Wildsight welcomes the ban on trophy hunting of grizzly bears announced yesterday, but we are unclear what a meat hunt will mean for the bears. Big-game hunters may still hunt grizzlies, taking home photos of themselves with their kill instead of the bear’s hide, head and paws, which will be prohibited.

Very few, if any, hunters are out to hunt grizzlies for meat. Currently, hunters are already required to take home the meat from most animals killed, but not from grizzly bears. What exactly will the new regulations be? How effective the trophy hunting ban is will depend entirely on the specific regulations. The Minister promised to consult with First Nations and stakeholders to determine next steps and details of the trophy hunt ban. Wildsight will expect to participate in these discussions to make sure the trophy hunting ban works.

Habitat and connectivity is key

But the problem facing grizzly bears, like so many species across the province, is much broader than hunting. Habitat and connectivity is key. Grizzly bears, like so many other large predators, need space to roam, undisturbed by humans. They need connectivity to travel across the landscape and for bears to move between populations to maintain genetic diversity. Without significant changes in how we manage the human footprint on the land in BC, declines will continue for many species. We have more and more roads and recreation in our backcountry, more development spreading out from our towns, and the impacts of forestry and mining are broad and deep.

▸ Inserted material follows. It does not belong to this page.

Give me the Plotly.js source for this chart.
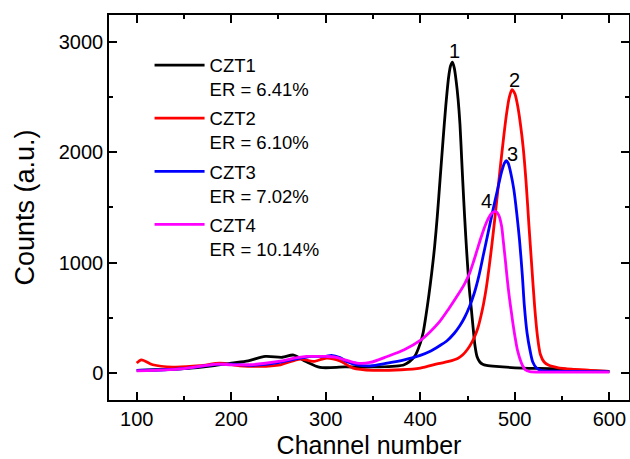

Wildsight appreciates Minister Donaldson’s commitment to moving forward with a broader consultation process on a renewed wildlife management strategy for the province. We hope that the government is ready to work with British Columbians to make wildlife a real priority, including all species, not just those that are hunted. Much more than just hunting regulations needs to change.

Industry has dominated land use for far too long. Instead of piecemeal struggles to protect the remaining patches of old growth forest, individual wildlife corridors and critical habitats, we need to sit down together for land-use planning that integrates forestry, mining, roads and recreation. Real wildlife management will require changes that include additional protected areas and carefully managed connectivity across the landscape. Let’s make sure our grizzlies have the habitat that they need.